Washingtonville, New York, not too famous for anything except that George had lunch there, is a little village in cold, downstate Orange County, with a small First Presbyterian Church of 173 members. But thanks to a homemade solar heating device, the church has caused ripples all across the country and around the world. The reason? It has cut its fuel oil consumption by 40 percent: from 4,500 gallons to 2,700 gallons per year.

It all began in 1977 when Pastor Lee Poole, worried by the mounting expense of heating the church and inspired by a newspaper article describing a homemade solar device, sketched out plans for something similar that could be attached to the church. The initial response reminded him of what Noah must have faced when he set out to build the ark: a lot of talk and laughter about the pastor’s “beer can boiler.” The nickname was accurate, for the unit starts with aluminum beverage cans cut in half.

Pastor Poole persisted and convinced the men’s council that his plan was worth a try. The men agreed to pay for the materials ($540) and to donate their time to build the unit; somewhat skeptical, the trustees said they could hook it to the building.

Their pilot ran on a sunny August day produced a temperature of 173 degrees, registered on a hastily requisitioned meat thermometer. That was enough to convince the doubters and the men put on a public display of the unit. Happily, on the day chosen the unit turned out a reading of 203 degrees.

By now word was leaking out about the oddball preacher trying to fight the oil companies, but Pastor Poole by this time had more than enough support to put together two more units. All three units were ready for the entire congregation on Sunday, October 25, 1978. The people gathered in a Sunday school room and felt a steady stream of hot air. This was proof enough to put the device into service for its first winter test. It passed handsomely and netted the church a savings of $660 on its fuel oil bill. After that first winter, other churches, denominational leaders, and the press teamed about Pastor Poole’s “beer can” coup.
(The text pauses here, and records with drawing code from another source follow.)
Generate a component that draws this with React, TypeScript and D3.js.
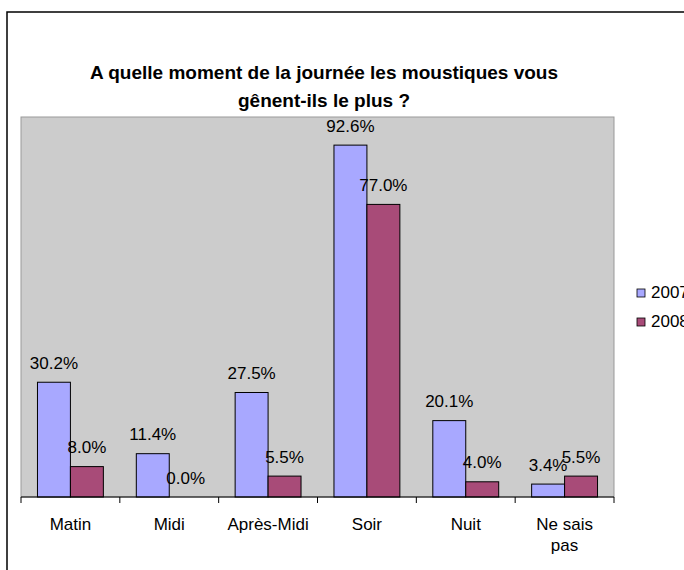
import { useEffect, useRef } from "react"
import * as d3 from "d3"

const categories = ["Matin", "Midi", "Après-Midi", "Soir", "Nuit", "Ne sais pas"]
const seriesNames = ["2007", "2008"]
const values2007 = [30.2, 11.4, 27.5, 92.6, 20.1, 3.4]
const values2008 = [8.0, 0.0, 5.5, 77.0, 4.0, 5.5]
const colors = ["#a8a8ff", "#a84b78"]

const width = 684
const height = 570

export default function App() {
    const svgRef = useRef<SVGSVGElement>(null)

    useEffect(() => {
        const svg = d3.select(svgRef.current)
        svg.selectAll("*").remove()

        const font = "Arial, 'Liberation Sans', sans-serif"
        const plot = { left: 21, right: 614, top: 117, bottom: 497 }

        // cadre extérieur (coupé à droite et en bas)
        svg.append("rect")
            .attr("x", 7).attr("y", 12)
            .attr("width", 720).attr("height", 600)
            .attr("fill", "#fff").attr("stroke", "#000").attr("stroke-width", 1.5)

        // titre
        const title = svg.append("text")
            .attr("text-anchor", "middle")
            .attr("font-family", font)
            .attr("font-weight", "bold")
            .attr("font-size", 19)
        title.append("tspan").attr("x", 324).attr("y", 79).text("A quelle moment de la journée les moustiques vous")
        title.append("tspan").attr("x", 324).attr("y", 107).text("gênent-ils le plus ?")

        // zone de tracé
        svg.append("rect")
            .attr("x", plot.left).attr("y", plot.top)
            .attr("width", plot.right - plot.left).attr("height", plot.bottom - plot.top)
            .attr("fill", "#cccccc").attr("stroke", "#999").attr("stroke-width", 1)

        const x0 = d3.scaleBand<string>()
            .domain(categories)
            .range([plot.left, plot.right])

        const x1 = d3.scaleBand<string>()
            .domain(seriesNames)
            .range([0, x0.bandwidth()])
            .paddingOuter(0.5)

        const y = d3.scaleLinear()
            .domain([0, 100])
            .range([plot.bottom, plot.top])

        const data = categories.map((c, i) => ({ cat: c, vals: [values2007[i], values2008[i]] }))

        const groups = svg.append("g").selectAll("g")
            .data(data)
            .join("g")
            .attr("transform", d => `translate(${x0(d.cat)},0)`)

        groups.selectAll("rect")
            .data(d => d.vals.map((v, k) => ({ v, k })))
            .join("rect")
            .attr("x", d => x1(seriesNames[d.k])!)
            .attr("y", d => y(d.v))
            .attr("width", x1.bandwidth())
            .attr("height", d => plot.bottom - y(d.v))
            .attr("fill", d => colors[d.k])
            .attr("stroke", d => d.v > 0 ? "#000" : "none")
            .attr("stroke-width", 1)

        groups.selectAll("text")
            .data(d => d.vals.map((v, k) => ({ v, k })))
            .join("text")
            .attr("x", d => x1(seriesNames[d.k])! + x1.bandwidth() / 2)
            .attr("y", d => y(d.v) - 13.5)
            .attr("text-anchor", "middle")
            .attr("font-family", font)
            .attr("font-size", 17)
            .text(d => d.v.toFixed(1) + "%")

        // axe des catégories
        const axis = svg.append("g")
        axis.append("line")
            .attr("x1", plot.left).attr("x2", plot.right)
            .attr("y1", plot.bottom).attr("y2", plot.bottom)
            .attr("stroke", "#000")
        const tickPos = categories.map(c => x0(c)!).concat([plot.right])
        axis.selectAll("line.tick")
            .data(tickPos)
            .join("line")
            .attr("class", "tick")
            .attr("x1", d => d).attr("x2", d => d)
            .attr("y1", plot.bottom).attr("y2", plot.bottom + 6)
            .attr("stroke", "#000")

        const catLabels = axis.selectAll("text")
            .data(categories)
            .join("text")
            .attr("text-anchor", "middle")
            .attr("font-family", font)
            .attr("font-size", 17)
        catLabels.each(function (c) {
            const cx = x0(c)! + x0.bandwidth() / 2
            const lines = c === "Ne sais pas" ? ["Ne sais", "pas"] : [c]
            lines.forEach((l, i) => {
                d3.select(this).append("tspan").attr("x", cx).attr("y", 530 + i * 21).text(l)
            })
        })

        // légende
        const legend = svg.append("g")
        seriesNames.forEach((s, i) => {
            legend.append("rect")
                .attr("x", 637).attr("y", 289 + i * 29)
                .attr("width", 8).attr("height", 8)
                .attr("fill", colors[i]).attr("stroke", "#000").attr("stroke-width", 0.8)
            legend.append("text")
                .attr("x", 651).attr("y", 298 + i * 29)
                .attr("font-family", font)
                .attr("font-size", 17)
                .text(s)
        })
    }, [])

    return (
        <svg
            ref={svgRef}
            width={width}
            height={height}
            style={{ position: "absolute", left: 0, top: 0, background: "#fff" }}
        />
    )
}
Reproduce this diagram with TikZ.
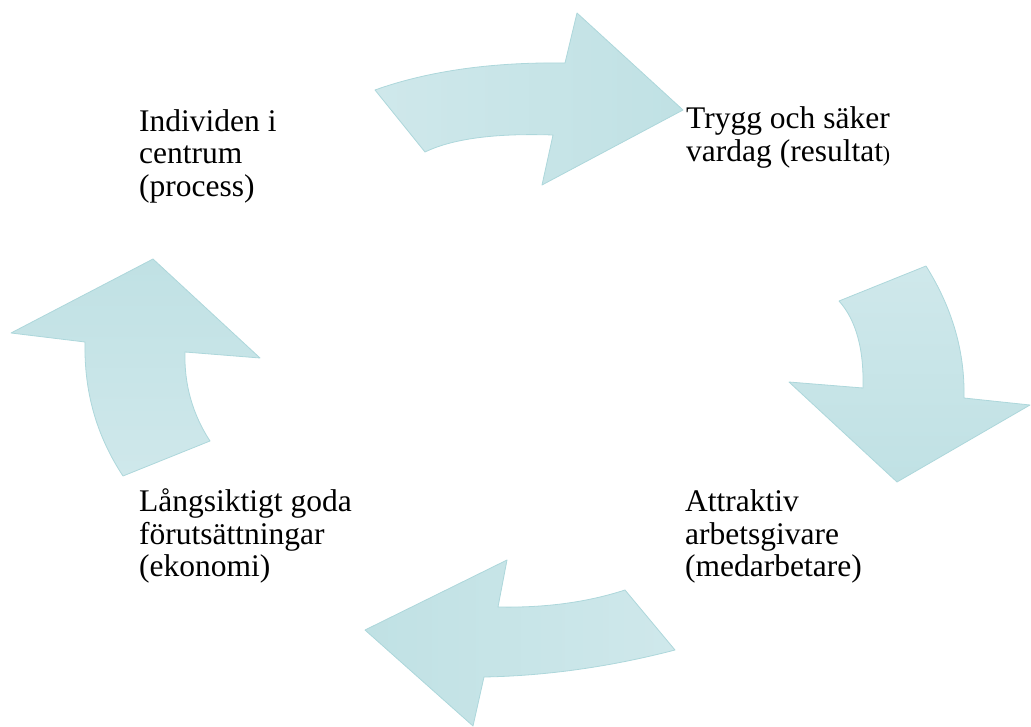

To those looking for sudden relief from fuel bills. Pastor Poole cautions that his units are strictly supplementary and do not replace the church’s standard heating units. Only one portion of the Sunday school building, 46,800 cubic feet, is warmed by heat from the three solar units. The system is designed to reduce the use of oil and not to store heat.

Directly behind the church stand three 4′ × 8′ solar collection panels. Tilted at 51 degrees, which is correct for Orange County in February, the sunniest winter month in the north, each panel has 476 halved soda pop and beer cans. Double insulation surrounds the cans, which are painted black to transform light into heat energy. The three panels produce enough heat to raise the temperature four to six degrees in the building on a sunny zero-degree day in February without the use of one drop of fuel oil. Ducts below deliver cool air from the building’s basement; ducts above return the heated air to the building.

The highest temperature recorded in the device is 263 degrees. In February, with zero degrees outside, the temperature will hold at 135 degrees with the 14-inch fan operating at full force, delivering 90-degree air into the building.

The insulation in the building guarantees that this subsidy of 4 to 6 degrees neutralizes about 50 percent of the common 10 to 15 degrees of heat loss overnight. This means that over three days the heat diminishes so slowly that no oil must be burned. It’s during this time that Pastor Poole juggles the church schedule so the building can be used during those days when there is accumulated heat from the solar panels.

Word of First Presbyterian’s successful fuel conservation project literally encompassed the globe. More than 11,000 inquiries have come from every state and 27 countries. The church is glad to send a mimeographed set of plans and instructions for $1.00.

The beauty of the project is that it can be done by anyone. Any church can put on an aluminum can drive and sign up volunteers to do the work. However, Pastor Poole cautions that churches must not anticipate heating rooms comfortably simply with his solar panels.

“That’s not the case.” he says. “It subsidized our heating program, which has included lots of insulation, lower thermostats, careful administration of heated areas, and a lot of prayer and hope. What we have proved is that we can do something to overcome rising costs of fuel.”

The next stage is a nine-unit permanent solar heater to provide 60 to 70 percent of the church’s needs.

Meanwhile, that first collection of cans symbolically made it to the White House. Pastor Poole and his board chairman, Jack Learch, were invited to the White House during a consultation on religion and energy last January. “We found out that very little is being done nationwide,” he reported. “We tried to give the hope that there is much everyone can do, because we did it.”